Vole stories are different. People usually don’t notice one perfect hole. They notice that the lawn looks odd, the grass has narrow runways through it, and a favorite plant suddenly has gnawed stems or bark damage near the base. When the ground feels soft and there are little holes tucked under mulch or leaf litter, voles move into the spotlight.
And sometimes the “animal hole” turns out not to be animal-related at all. A homeowner fills a hole, only to watch it return after the next heavy rain. No tracks. No fresh digging. No nighttime visitor on camera. Digging a little deeper reveals old woody material from a removed tree, or buried debris left behind from construction. The soil is settling because something underneath is rotting away or collapsing. That’s the moment the problem shifts from “Which critter did this?” to “Who thought burying junk here was a good plan?”
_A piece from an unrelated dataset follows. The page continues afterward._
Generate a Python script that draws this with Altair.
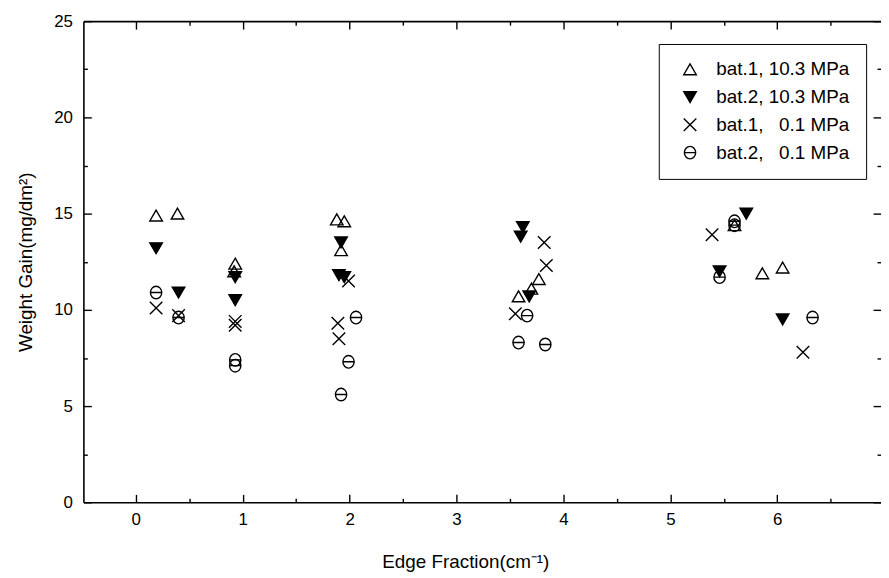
import altair as alt
import pandas as pd

series_names = ["bat.1, 10.3 MPa", "bat.2, 10.3 MPa",
                "bat.1,\u00a0\u00a0\u00a00.1 MPa", "bat.2,\u00a0\u00a0\u00a00.1 MPa"]

s1_x = [0.19, 0.39, 0.93, 0.92, 1.88, 1.95, 1.92, 3.58, 3.70, 3.77, 5.60, 5.86, 6.05]
s1_y = [14.9, 15.0, 12.4, 12.0, 14.7, 14.6, 13.1, 10.7, 11.1, 11.6, 14.4, 11.9, 12.2]
s2_x = [0.19, 0.40, 0.93, 0.93, 1.92, 1.90, 1.95, 3.62, 3.60, 3.68, 5.46, 5.71, 6.05]
s2_y = [13.2, 10.9, 11.7, 10.5, 13.5, 11.8, 11.7, 14.3, 13.8, 10.7, 12.0, 15.0, 9.5]
s3_x = [0.19, 0.40, 0.93, 0.93, 1.89, 1.90, 1.99, 3.55, 3.82, 3.84, 5.39, 6.24]
s3_y = [10.1, 9.7, 9.4, 9.2, 9.3, 8.5, 11.5, 9.8, 13.5, 12.3, 13.9, 7.8]
s4_x = [0.19, 0.40, 0.93, 0.93, 2.06, 1.99, 1.92, 3.66, 3.58, 3.83, 5.46, 5.60, 5.60, 6.33]
s4_y = [10.9, 9.6, 7.4, 7.1, 9.6, 7.3, 5.6, 9.7, 8.3, 8.2, 11.7, 14.6, 14.4, 9.6]

x_labels = [0, 1, 2, 3, 4, 5, 6]
x_ticks = [0, 0.5, 1, 1.5, 2, 2.5, 3, 3.5, 4, 4.5, 5, 5.5, 6, 6.5]
y_labels = [0, 5, 10, 15, 20, 25]
y_ticks = [0, 2.5, 5, 7.5, 10, 12.5, 15, 17.5, 20, 22.5, 25]

rows = []
for name, xs, ys in zip(series_names, [s1_x, s2_x, s3_x, s4_x], [s1_y, s2_y, s3_y, s4_y]):
    for a, b in zip(xs, ys):
        rows.append({"series": name, "x": a, "y": b})
df = pd.DataFrame(rows)

W, H = 804, 485
FONT = "Liberation Sans"

tri_up = "triangle-up"
tri_down = "triangle-down"
cross = "M-1,-1L1,1M-1,1L1,-1"
theta = "M-0.9,0A0.9,1 0 1,0 0.9,0A0.9,1 0 1,0 -0.9,0M-0.9,0L0.9,0"

xscale = alt.Scale(domain=[-0.49, 6.97], nice=False, zero=False)
yscale = alt.Scale(domain=[0, 25], nice=False, zero=False)

legend = alt.Legend(title=None, orient="none", legendX=580, legendY=23,
                    fillColor="white", strokeColor="black", padding=16,
                    symbolOffset=6, labelOffset=17, rowPadding=8,
                    labelFont=FONT, labelFontSize=19, labelColor="black",
                    symbolStrokeWidth=1.4, cornerRadius=0)

points = alt.Chart(df).mark_point(stroke="black", strokeWidth=1.4, opacity=1).encode(
    x=alt.X("x:Q", scale=xscale,
            axis=alt.Axis(orient="bottom", values=x_labels, ticks=False, grid=False,
                          domain=True, domainColor="black", domainWidth=1.6,
                          labelFont=FONT, labelFontSize=17, labelColor="black",
                          labelPadding=9, title="Edge Fraction(cm\u207b\u00b9)",
                          titleFont=FONT, titleFontSize=19, titleFontWeight="normal",
                          titleColor="black", titlePadding=26, titleX=385)),
    y=alt.Y("y:Q", scale=yscale,
            axis=alt.Axis(orient="left", values=y_labels, ticks=False, grid=False,
                          domain=True, domainColor="black", domainWidth=1.6,
                          labelFont=FONT, labelFontSize=17, labelColor="black",
                          labelPadding=11, title="Weight Gain(mg/dm\u00b2)",
                          titleFont=FONT, titleFontSize=19, titleFontWeight="normal",
                          titleColor="black", titlePadding=18)),
    shape=alt.Shape("series:N", scale=alt.Scale(domain=series_names,
                                                 range=[tri_up, tri_down, cross, theta]),
                    legend=legend),
    fill=alt.Fill("series:N", scale=alt.Scale(domain=series_names,
                                               range=["transparent", "black", "transparent", "transparent"]),
                  legend=legend),
    stroke=alt.Stroke("series:N", scale=alt.Scale(domain=series_names,
                                                   range=["black", "black", "black", "black"]),
                      legend=legend),
    size=alt.Size("series:N", scale=alt.Scale(domain=series_names, range=[160, 160, 110, 130]),
                  legend=legend),
)

xt_size = {"condition": {"test": "datum.value % 1 === 0", "value": 8}, "value": 4}
yt_size = {"condition": {"test": "datum.value % 5 === 0", "value": 8}, "value": 4}

def tick_layer(channel, orient, domain):
    base = alt.Chart(df).mark_point(opacity=0)
    if channel == "x":
        ax = alt.Axis(orient=orient, offset=-H, values=x_ticks, labels=False, title=None,
                      grid=False, domain=domain, domainColor="black", domainWidth=1.6,
                      tickColor="black", tickWidth=1.4, tickSize=xt_size)
        return base.encode(x=alt.X("x:Q", scale=xscale, axis=ax),
                           y=alt.Y("y:Q", scale=yscale, axis=None))
    ax = alt.Axis(orient=orient, offset=-W, values=y_ticks, labels=False, title=None,
                  grid=False, domain=domain, domainColor="black", domainWidth=1.6,
                  tickColor="black", tickWidth=1.4, tickSize=yt_size)
    return base.encode(y=alt.Y("y:Q", scale=yscale, axis=ax),
                       x=alt.X("x:Q", scale=xscale, axis=None))

top_frame = tick_layer("x", "bottom", True)   # top edge, ticks pointing down
bottom_ticks = tick_layer("x", "top", False)  # bottom edge, ticks pointing up
left_ticks = tick_layer("y", "right", False)  # left edge, ticks pointing right
right_ticks = tick_layer("y", "left", False)  # right edge, ticks pointing left

chart = alt.layer(points, top_frame, bottom_ticks, left_ticks, right_ticks).resolve_axis(
    x="independent", y="independent"
).properties(
    width=W, height=H,
    padding={"left": 76, "top": 11, "right": 0, "bottom": 70},
    autosize="none", background="white",
).configure_view(stroke=None)

chart.save("out.html", embed_options={"renderer": "svg", "actions": False})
The big lesson from all these experiences is simple: yard holes without mounds usually have a pattern. If you slow down and read the clues, the story becomes much easier to understand. Hole size, depth, location, timing, and surrounding damage can tell you whether you’re dealing with a hungry skunk, a fussy raccoon, a tidy chipmunk, a sneaky vole, or plain old settling soil. Your yard may still be annoying, but at least it stops being mysterious.
Final Takeaway
If you’re finding holes in your yard but no mounds, don’t jump straight to moles. The absence of piled soil usually points toward skunks, raccoons, armadillos, squirrels, chipmunks, voles, rats, ground-nesting bees, or even a non-animal issue like settling ground or rotting roots.
The smartest fix is not guessing harder. It’s identifying better. Measure the holes, inspect the pattern, notice when they appear, and look at what’s happening around them. In lawn mysteries, the dirt may be missing, but the clues are still there.